Friday, June 13, 2008

Xuan Pi Nai (Steam Milk Custard)

Milk has always been one of my favourite indulgence. For me, it goes well with cookies, crackers, biscuits, pastries, cakes, chocolates & even ice-cream. Besides, it's good for strong teeth & bones which I am in dire need of.

In fact, I am such a fan of milk that even a super cutey-pie 5-year old girl once said this to me, 'Hah? You still drink milk?' Her name was Ashleigh, & I will remember her till the ends of my days.

So I was naturally drawn to this shop like a cow when I was told that they had this Steam Milk Custard which I knew nothing about.

This is what they looked like. I guess they were pre-made, so when tourists like us dropped by, they would just microwa-- uhh, steam them for us in a jiffy.

The interior of the shop looked like any food shop in Hong Kong. There wasn't anything spectacular about it.

I don't know what these were but they sure looked like instant mix-with-water milk custard pieces.

This is the owner of the shop. You can tell he's extremely passionate & proud of his creation, & he likes cows.
The uncle looked like the type who would breed his own cows, nurse the calves to maturity, & milk them himself.

And if you didn't like his milk, he will take offence. But of course, when the Steam Milk Custard looked like this, how can you not like it.

This is the real deal.

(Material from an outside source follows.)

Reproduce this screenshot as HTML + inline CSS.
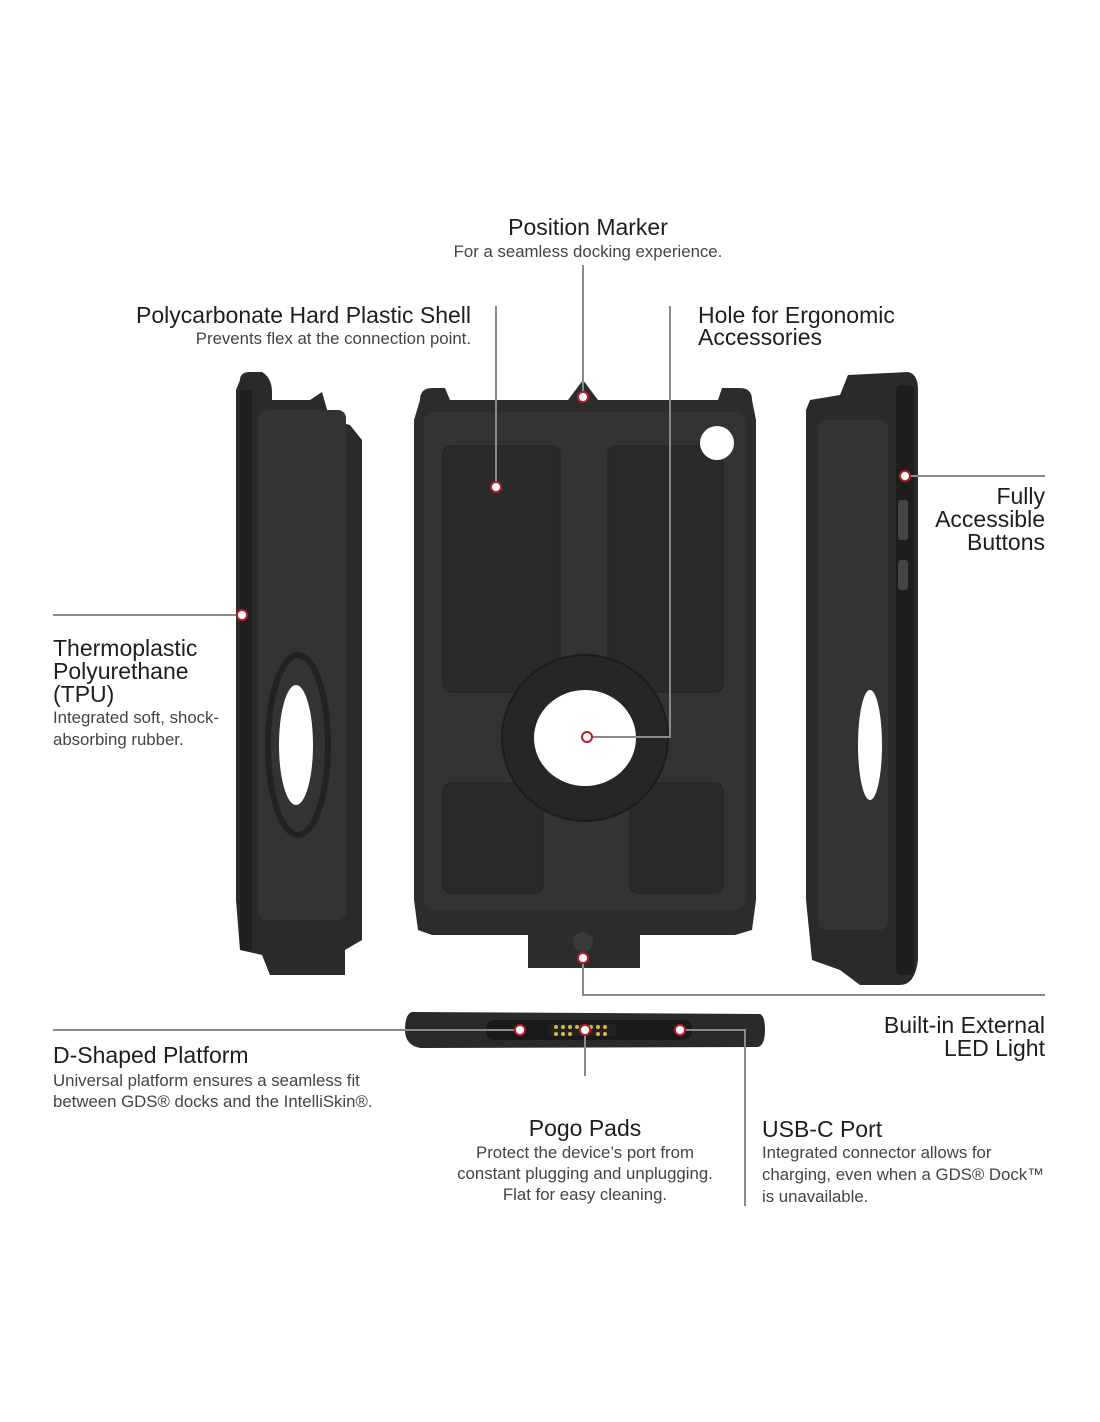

It's whiter than snow, softer than cotton wool, & smoother than tofu. I don't know how the uncle did it. It looks like thick custard, but when you put it in your mouth you realise that it is actually a very fine & thin layer of milk.

It's almost like drinking milk, but you know it's different. How shall I put it - it's like bordering between being a custard & being just plain warmed up milk. I guess the success of it is that the uncle found the perfect balance.

There were other types of flavours, but at that point of the trip we didn't care anymore cos we were full up to our eye balls.

1 comment:

Anonymous said...

Those are not instant mix-with-water milk custard pieces, they were somthing like milk mixing with salt and then dried, it is very salty so it is put in soups or eaten with plain rice, the water is plan very salty water.